Remaking. But what about re-making? “In addition to removing the label “unclean” placed on the things that were clean, Jesus made clean things out of truly unclean things” (73). Jesus cast out unclean, sinful, tormenting spirits that held people captive and drove them to behaviors that excluded them from community (Mark. 5:1-20). But he also dealt with “people caught in the snares of wrongdoing”:
…people who, like tax-collectors, harm others in order to benefit themselves, people who, like prostitutes, debase themselves in order to prosper or just survive, people who, like most of us, are bend on losing their own souls in order to gain a bit of the world–such people were forgiven and transformed (Mark 2:15-17). (73)
In other words, Jesus ended their exclusion through the kind of grace that acknowledges there is something about the person, a condition, a habit, a disposition and behavior that is self-excluding and needs regeneration and forgiveness. Indeed, forgiveness is an including act that inherently contains within it an act of condemnation of the reality being forgiven. What’s important to see here, though, is that he doesn’t rename evil as good or indifferent, but instead tackles it head-on, by destroying its root in the human heart.
It’s important, at this point, to note that this is the more fundamental dimension of Jesus’ ministry of inclusion. Many suffer under regimes of unjust exclusion on the basis of gender, socio-economics, race, stigma attached to mental disorder, and so we praise God that Jesus offers hope and gives us a mandate proclaim that the social divisions are relativized in Christ (Gal. 3:28; 1 Cor. 11). But the reality is that not everyone was, or is, in a situation that needs to be renamed. That said, we all have fallen short of the glory of God, excluded ourselves from communion with God, and so stand in need of Jesus’ work of remaking or reconciling us to through the blood of his cross. Everybody, rich or poor, black or white, male or female, Jew or Gentile, stands in need of Christ’s remaking work in our lives. Indeed, one of the main ways that Jesus, Paul, and the apostles undermine systems of exclusion based on false social categorizations, is on the basis of that shared new name that is the sign of a shared new heart, as we move from being “in Adam” together to being “in Christ” together.
Two Kinds of Inclusion. I took the time to outline this, because I think a failure to appreciate or apply the distinction between renaming and remaking in the Church’s call to practice inclusion is at the heart of so many of our hottest disputes. While I’d like to address, in a future post, issues more closely related to race and diversity in the Church, obviously, this comes up on the sexuality question.
All too often, progressives on the issue set this up as a debate between those who understand Jesus’ radical message of inclusion and those who simply want to hold onto the old, excluding binaries like the Pharisees and the Judaizers; we’re given a choice between those who want to exclude and those who want to include. And how fun is it to play Jesus v. the Pharisees, right?
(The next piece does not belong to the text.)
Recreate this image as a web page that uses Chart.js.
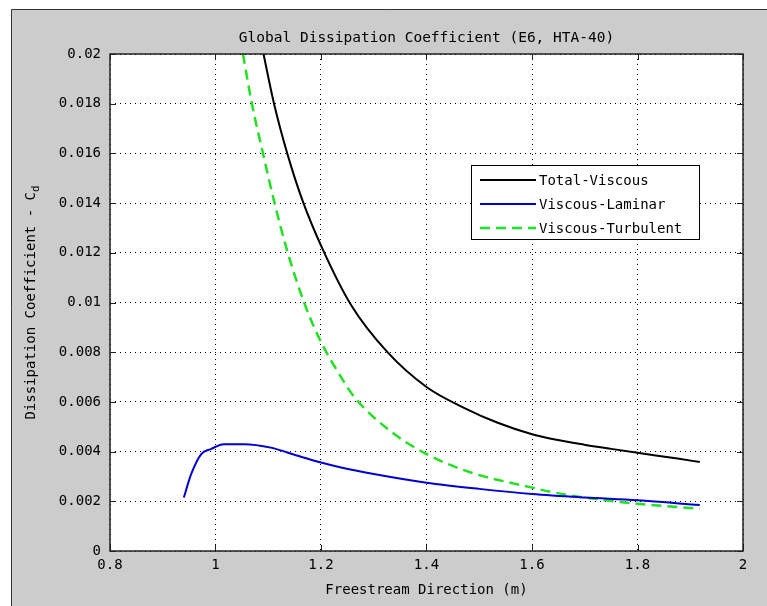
<!DOCTYPE html>
<html>
<head>
<meta charset="utf-8">
<script src="https://cdn.jsdelivr.net/npm/chart.js@4.4.0/dist/chart.umd.min.js"></script>
<style>
  html, body { margin: 0; padding: 0; background: #fff; }
</style>
</head>
<body>
<canvas id="cd-chart" width="767" height="606"></canvas>
<script>
const FONT = "'DejaVu Sans Mono', 'Liberation Mono', monospace";

const titleText = "Global Dissipation Coefficient (E6, HTA-40)";
const xTitle = "Freestream Direction (m)";
const yTitle = "Dissipation Coefficient - C";
const yTitleSub = "d";

const seriesLabels = ["Total-Viscous", "Viscous-Laminar", "Viscous-Turbulent"];

// total viscous dissipation
const totalX = [1.091, 1.111, 1.136, 1.165, 1.202, 1.257, 1.326, 1.400, 1.472, 1.535, 1.600, 1.636, 1.699, 1.750, 1.800, 1.876, 1.918];
const totalY = [0.0200, 0.0180, 0.0160, 0.0141, 0.0122, 0.0099, 0.0080, 0.00660, 0.00575, 0.00516, 0.00470, 0.00452, 0.00428, 0.00411, 0.00395, 0.00372, 0.00358];

// laminar part
const laminarX = [0.940, 0.954, 0.973, 0.991, 1.016, 1.054, 1.105, 1.156, 1.200, 1.238, 1.300, 1.400, 1.500, 1.600, 1.700, 1.800, 1.918];
const laminarY = [0.00215, 0.00310, 0.00390, 0.00410, 0.00430, 0.00430, 0.00416, 0.00383, 0.00356, 0.00336, 0.00310, 0.00275, 0.00250, 0.00229, 0.00215, 0.00204, 0.00185];

// turbulent part
const turbX = [1.052, 1.069, 1.090, 1.112, 1.137, 1.168, 1.198, 1.238, 1.263, 1.327, 1.400, 1.484, 1.600, 1.636, 1.700, 1.800, 1.918];
const turbY = [0.0200, 0.0180, 0.0160, 0.0140, 0.0120, 0.0100, 0.0085, 0.0070, 0.0062, 0.0049, 0.0039, 0.00316, 0.00255, 0.00238, 0.00215, 0.00190, 0.00170];

const xTicks = [0.8, 1, 1.2, 1.4, 1.6, 1.8, 2];
const yTicks = [0, 0.002, 0.004, 0.006, 0.008, 0.01, 0.012, 0.014, 0.016, 0.018, 0.02];

function toPoints(xs, ys) {
  return xs.map((x, i) => ({ x: x, y: ys[i] }));
}

// gray figure panel, frame, inward ticks, title, y label, legend
const figurePlugin = {
  id: "figure",
  beforeDraw(chart) {
    const ctx = chart.ctx;
    const a = chart.chartArea;
    ctx.save();
    ctx.fillStyle = "#fff";
    ctx.fillRect(0, 0, chart.width, chart.height);
    ctx.fillStyle = "#cccccc";
    ctx.fillRect(11, 9, chart.width - 11, chart.height - 9);
    ctx.strokeStyle = "#333";
    ctx.lineWidth = 1;
    ctx.beginPath();
    ctx.moveTo(11.5, chart.height);
    ctx.lineTo(11.5, 9.5);
    ctx.lineTo(chart.width, 9.5);
    ctx.stroke();
    ctx.fillStyle = "#fff";
    ctx.fillRect(a.left, a.top, a.right - a.left, a.bottom - a.top);
    ctx.restore();
  },
  afterDraw(chart) {
    const ctx = chart.ctx;
    const a = chart.chartArea;
    const xs = chart.scales.x;
    const ys = chart.scales.y;
    ctx.save();

    // inward tick marks
    ctx.strokeStyle = "#222";
    ctx.lineWidth = 1;
    ctx.beginPath();
    xTicks.forEach((v) => {
      const px = Math.round(xs.getPixelForValue(v)) + 0.5;
      ctx.moveTo(px, a.bottom);
      ctx.lineTo(px, a.bottom - 6);
      ctx.moveTo(px, a.top);
      ctx.lineTo(px, a.top + 6);
    });
    yTicks.forEach((v) => {
      const py = Math.round(ys.getPixelForValue(v)) + 0.5;
      ctx.moveTo(a.left, py);
      ctx.lineTo(a.left + 6, py);
      ctx.moveTo(a.right, py);
      ctx.lineTo(a.right - 6, py);
    });
    ctx.stroke();

    // axes box
    ctx.strokeStyle = "#222";
    ctx.lineWidth = 1.5;
    ctx.strokeRect(a.left, a.top, a.right - a.left, a.bottom - a.top);

    // title and x label
    ctx.fillStyle = "#000";
    ctx.font = "14.5px " + FONT;
    ctx.textAlign = "center";
    ctx.textBaseline = "middle";
    const cx = (a.left + a.right) / 2;
    ctx.fillText(titleText, cx, 38);
    ctx.font = "14px " + FONT;
    ctx.fillText(xTitle, cx, 590);

    // y label with subscript
    ctx.translate(31, (a.top + a.bottom) / 2);
    ctx.rotate(-Math.PI / 2);
    ctx.font = "14px " + FONT;
    const w1 = ctx.measureText(yTitle).width;
    ctx.font = "11px " + FONT;
    const w2 = ctx.measureText(yTitleSub).width;
    const start = -(w1 + w2) / 2;
    ctx.textAlign = "left";
    ctx.font = "14px " + FONT;
    ctx.fillText(yTitle, start, 0);
    ctx.font = "11px " + FONT;
    ctx.fillText(yTitleSub, start + w1, 5);
    ctx.setTransform(1, 0, 0, 1, 0, 0);

    // legend box
    const lx = 471, ly = 165, lw = 228, lh = 74;
    ctx.fillStyle = "#fff";
    ctx.fillRect(lx, ly, lw, lh);
    ctx.strokeStyle = "#000";
    ctx.lineWidth = 1;
    ctx.strokeRect(lx + 0.5, ly + 0.5, lw, lh);
    ctx.font = "14px " + FONT;
    ctx.textAlign = "left";
    ctx.textBaseline = "middle";
    chart.data.datasets.forEach((ds, i) => {
      const ry = ly + 15 + i * 24;
      ctx.strokeStyle = ds.borderColor;
      ctx.lineWidth = ds.borderWidth;
      ctx.setLineDash(ds.borderDash || []);
      ctx.beginPath();
      ctx.moveTo(480, ry);
      ctx.lineTo(536, ry);
      ctx.stroke();
      ctx.setLineDash([]);
      ctx.fillStyle = "#000";
      ctx.fillText(ds.label, 539, ry + 1);
    });
    ctx.restore();
  },
};

const gridStyle = {
  color: "#000",
  lineWidth: 1,
  drawTicks: false,
};

new Chart(document.getElementById("cd-chart"), {
  type: "line",
  data: {
    datasets: [
      {
        label: seriesLabels[0],
        data: toPoints(totalX, totalY),
        borderColor: "#000000",
        borderWidth: 2,
      },
      {
        label: seriesLabels[1],
        data: toPoints(laminarX, laminarY),
        borderColor: "#0000d0",
        borderWidth: 2,
      },
      {
        label: seriesLabels[2],
        data: toPoints(turbX, turbY),
        borderColor: "#22e022",
        borderWidth: 2.5,
        borderDash: [10, 6],
      },
    ],
  },
  options: {
    responsive: false,
    animation: false,
    devicePixelRatio: 1,
    cubicInterpolationMode: "monotone",
    elements: {
      point: { radius: 0 },
    },
    layout: {
      padding: { left: 10, right: 24, top: 54, bottom: 0 },
    },
    plugins: {
      legend: { display: false },
      title: { display: false },
      tooltip: { enabled: false },
    },
    scales: {
      x: {
        type: "linear",
        min: 0.8,
        max: 2,
        afterFit: (s) => { s.height = 55; },
        afterBuildTicks: (s) => { s.ticks = xTicks.map((v) => ({ value: v })); },
        grid: { ...gridStyle },
        border: { display: false, dash: [1, 4] },
        ticks: {
          padding: 6,
          color: "#000",
          font: { family: FONT, size: 14 },
          callback: (v) => parseFloat(v.toFixed(1)).toString(),
        },
      },
      y: {
        type: "linear",
        min: 0,
        max: 0.02,
        afterFit: (s) => { s.width = 100; },
        afterBuildTicks: (s) => { s.ticks = yTicks.map((v) => ({ value: v })); },
        grid: { ...gridStyle },
        border: { display: false, dash: [1, 4] },
        ticks: {
          padding: 9,
          color: "#000",
          font: { family: FONT, size: 14 },
          callback: (v) => parseFloat(v.toFixed(3)).toString(),
        },
      },
    },
  },
  plugins: [figurePlugin],
});
</script>
</body>
</html>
With Volf’s categories in place, we can see that the more appropriate question, though, is which method of inclusion applies in this situation? Where progressives see a situation of renaming akin to the Gentiles, the Church has traditionally seen inclusion requiring a kind of remaking (which, connected to sexuality, needs careful parsing–don’t read certain psychological programs into my use of the term). Still, according to the historic position, to rename, in this case, would be to call evil good.
This is is where the irony comes in. Traditionalists are often accused of being gatekeepers seeking to exclude people from the kingdom of God. But if they’re right here, and treating sexual behavior as another one of those old, sinful categories to be renamed is a mistake, ultimately the danger is that many will not be called to repent from the kinds of behaviors that Christ, the apostles, and the prophets say lead to their self-exclusion from the kingdom of God. It’s precisely out of conservatives’ drive to include, that they’re opposed to the wrong sort of inclusion. It’s precisely because they hate the idea of anybody being excluded from the kingdom of God, that they insist we not offer up inclusion on false premises.
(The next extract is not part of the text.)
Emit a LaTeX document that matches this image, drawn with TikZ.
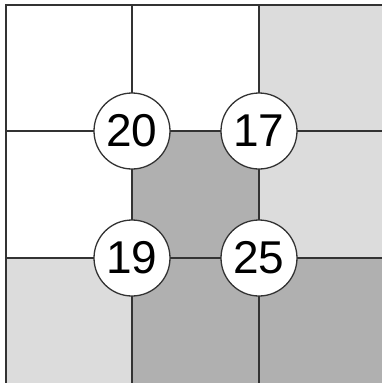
\documentclass[tikz,border=0pt]{standalone}
\usepackage{fontspec}
\setmainfont{Liberation Sans}
\definecolor{lightc}{HTML}{DCDCDC}
\definecolor{darkc}{HTML}{B0B0B0}
\definecolor{linec}{HTML}{333333}
\begin{document}
\begin{tikzpicture}[x=1bp,y=-1bp,
  gridline/.style={draw=linec,line width=1.6bp},
  num/.style={circle,draw=linec,line width=1.3bp,fill=white,minimum size=76bp,inner sep=0pt,font=\fontsize{46bp}{46bp}\selectfont}]
\useasboundingbox (0,0) rectangle (382,383);
\fill[white] (0,0) rectangle (382,383);
% cell fills
\fill[lightc] (259,5) rectangle (382,258);
\fill[darkc] (132,131) rectangle (259,383);
\fill[lightc] (6,258) rectangle (132,383);
\fill[darkc] (259,258) rectangle (382,383);
% grid
\draw[gridline] (6,383) -- (6,5) -- (382,5);
\draw[gridline] (6,131) -- (382,131);
\draw[gridline] (6,258) -- (382,258);
\draw[gridline] (132,5) -- (132,383);
\draw[gridline] (259,5) -- (259,383);
% circles
\node[num] (a) at (132,131) {20};
\node[num] (b) at (259,131) {17};
\node[num] (c) at (132,258) {19};
\node[num] (d) at (259,258) {25};
\end{tikzpicture}
\end{document}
In the end, it’s like two people explaining to a visitor how to get into a building. One says they must enter the main gate while the other tells them to enter through a side-door, which is much closer, because they fear the gate is too far away and difficult to enter. Initially, the second person seems to be making it easier to get in while the first is imposing the harsher standard–that is until you find out there is no side-door. The second person’s efforts at inclusion are well-meaning, but ultimately they function as another way of keeping the visitor out.
Soli Deo Gloria
I like this and especially the analogy of the ‘main gate ‘ and a ‘side door’. The ‘well-meaning’ guides are actually keeping themselves and their followers out of the Kingdom. Even if they are invited into ‘traditionalist’ churches and given a friendly welcome, they still won’t be able to enter the Kingdom via ‘ a side door’. Father forgive them for they do not know what they are doing.
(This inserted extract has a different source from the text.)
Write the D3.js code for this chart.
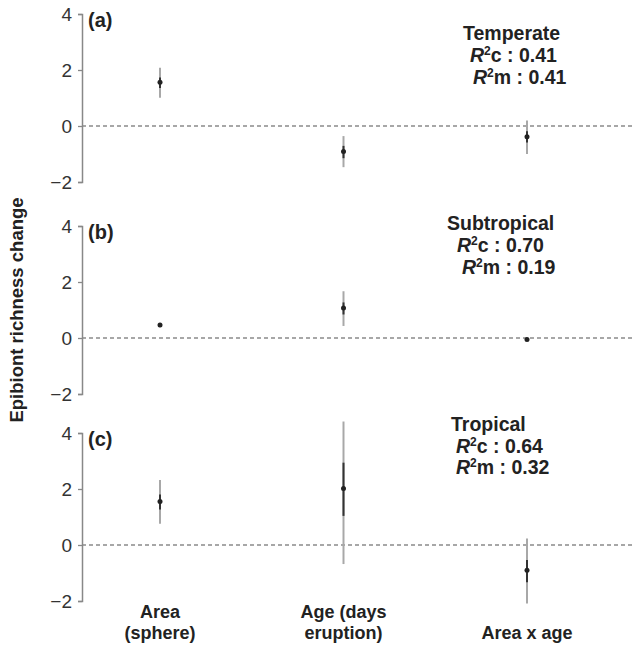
<!DOCTYPE html>
<html>
<head>
<meta charset="utf-8">
<script src="https://cdn.jsdelivr.net/npm/d3@7"></script>
<style>
  html, body { margin: 0; padding: 0; background: #fff; }
  svg { display: block; font-family: "Liberation Sans", Arial, sans-serif; }
</style>
</head>
<body>
<script>
// ---- data ----
const categories = ["Area (sphere)", "Age (days eruption)", "Area x age"];
const categoryLines = [["Area", "(sphere)"], ["Age (days", "eruption)"], ["", "Area x age"]];
const panelLetters = ["(a)", "(b)", "(c)"];
const regions = ["Temperate", "Subtropical", "Tropical"];
const r2c = ["0.41", "0.70", "0.64"];
const r2m = ["0.41", "0.19", "0.32"];
const yTicks = [4, 2, 0, -2];
const yTitle = "Epibiont richness change";

// per region (rows) x per category (columns)
const estimate = [[1.56, -0.91, -0.38], [0.46, 1.07, -0.05], [1.55, 2.02, -0.90]];
const outerLow = [[1.01, -1.47, -1.00], [0.38, 0.43, -0.09], [0.76, -0.68, -2.09]];
const outerHigh = [[2.08, -0.36, 0.20], [0.54, 1.67, -0.01], [2.32, 4.41, 0.23]];
const innerLow = [[1.36, -1.15, -0.59], [0.40, 0.84, -0.08], [1.27, 1.04, -1.33]];
const innerHigh = [[1.73, -0.71, -0.19], [0.52, 1.27, -0.02], [1.80, 2.94, -0.54]];

// ---- layout ----
const W = 640, H = 646;
const axisX = 82, rightX = 632;
const panelTops = [14, 226, 433];
const panelH = 168;
const annX = [[463, 470, 473], [447, 457, 462], [451, 456, 456]];
const annY = [[40, 62, 84], [230, 252, 274], [431, 453, 474]];

const svg = d3.select("body").append("svg").attr("width", W).attr("height", H);
svg.append("rect").attr("width", W).attr("height", H).attr("fill", "#fff");

const x = d3.scalePoint().domain(categories).range([160, 527]);

regions.forEach((reg, i) => {
  const y = d3.scaleLinear().domain([-2, 4]).range([panelTops[i] + panelH, panelTops[i]]);
  const g = svg.append("g");

  // zero dashed line
  g.append("line")
    .attr("x1", axisX).attr("x2", rightX)
    .attr("y1", y(0)).attr("y2", y(0))
    .attr("stroke", "#8a8a8a").attr("stroke-width", 1.3)
    .attr("stroke-dasharray", "4,3");

  // y axis
  const ax = g.append("g").attr("transform", `translate(${axisX},0)`)
    .call(d3.axisLeft(y).tickValues(yTicks).tickSize(4).tickPadding(6)
      .tickFormat(d => d < 0 ? "\u2212" + Math.abs(d) : d));
  ax.select(".domain").attr("stroke", "#888").attr("stroke-width", 1.5);
  ax.selectAll(".tick line").attr("stroke", "#888").attr("stroke-width", 1.3);
  ax.selectAll(".tick text").attr("fill", "#333").attr("font-size", 19)
    .attr("font-family", "Liberation Sans, Arial, sans-serif");

  // panel letter
  g.append("text").attr("x", axisX + 6).attr("y", panelTops[i] + 13)
    .attr("font-size", 20).attr("font-weight", "bold").attr("fill", "#222")
    .text(panelLetters[i]);

  // annotations
  const ann = g.append("g").attr("font-weight", "bold").attr("font-size", 19.5).attr("fill", "#222");
  ann.append("text").attr("x", annX[i][0]).attr("y", annY[i][0]).text(reg);
  const l1 = ann.append("text").attr("x", annX[i][1]).attr("y", annY[i][1]);
  l1.append("tspan").attr("font-style", "italic").text("R");
  l1.append("tspan").attr("font-size", 12).attr("dy", -7).text("2");
  l1.append("tspan").attr("dy", 7).text("c : " + r2c[i]);
  const l2 = ann.append("text").attr("x", annX[i][2]).attr("y", annY[i][2]);
  l2.append("tspan").attr("font-style", "italic").text("R");
  l2.append("tspan").attr("font-size", 12).attr("dy", -7).text("2");
  l2.append("tspan").attr("dy", 7).text("m : " + r2m[i]);

  // error bars
  const pts = g.selectAll(".pt").data(categories).enter().append("g");
  pts.append("line")
    .attr("x1", d => x(d)).attr("x2", d => x(d))
    .attr("y1", (d, j) => y(outerLow[i][j])).attr("y2", (d, j) => y(outerHigh[i][j]))
    .attr("stroke", "#a8a8a8").attr("stroke-width", 2);
  pts.append("line")
    .attr("x1", d => x(d)).attr("x2", d => x(d))
    .attr("y1", (d, j) => y(innerLow[i][j])).attr("y2", (d, j) => y(innerHigh[i][j]))
    .attr("stroke", "#333").attr("stroke-width", 2);
  pts.append("circle")
    .attr("cx", d => x(d)).attr("cy", (d, j) => y(estimate[i][j]))
    .attr("r", 2.5).attr("fill", "#222");
});

// x labels
const xl = svg.append("g").attr("font-weight", "bold").attr("font-size", 18).attr("fill", "#222");
categories.forEach((c, j) => {
  categoryLines[j].forEach((t, k) => {
    if (!t) return;
    xl.append("text").attr("x", x(c)).attr("y", 618 + k * 21)
      .attr("text-anchor", "middle").text(t);
  });
});

// y title
svg.append("text")
  .attr("transform", `translate(23,${310}) rotate(-90)`)
  .attr("text-anchor", "middle").attr("font-weight", "bold").attr("font-size", 18.5)
  .attr("fill", "#222").text(yTitle);
</script>
</body>
</html>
This is a good engagement of Volf and a reasonable pushback to those of us who get a little testy about “you gatekeeper types” I think it also helps clarify some of the issues at stake. It’s not so much that you don’t WANT to include, say, LGBT people in the church; it’s that you and I might disagree about whether heterosexuality or lifelong celibacy is a requirement for discipleship. I see that as a heavy load placed on people’s back, keeping them out of the kingdom unnecessarily. You (perhaps – correct me if I’m wrong) see it as part of what it means to be Christian. I like the door analogy, but in that analogy, I think it’s really important that we make the door Christ and nothing else – not the Reformed church, not heterosexuality, not purity, not works of righteousness, not perfect theology. If a person meets Jesus through Word or Sacrament, and asks, “What is to prevent me from being baptized?” I think it’s important that we not stand in the door….especially given are shared status as sinners.
*our* not *are*…obviously.
Sorry. 🙂
I was going through your blogs this morning, Derek, and man. This hit me like a bag of bricks. I miss Rachel.
Great post! I’ve been reading Volf over the past year, and have struggled with applying it to our present social problems. Your post is instructive in that way.
That said, I’m still in two minds about whether the gender and sexuality issue at hand requires renaming or remaking. On one hand, my mainstream protestant reading of the bible tells me it is a clear remaking, but as I look around and see the state of exclusion from the church, the behaviours of many Christians, the struggles faced by the oppressed sectors of society, I have to question whether we’re on the right path in this. I refer also to Transsexual issues, which to me are more striking than homosexuality.
Perhaps what is essential now is the ‘will to embrace’, which precedes justice and truth seeking?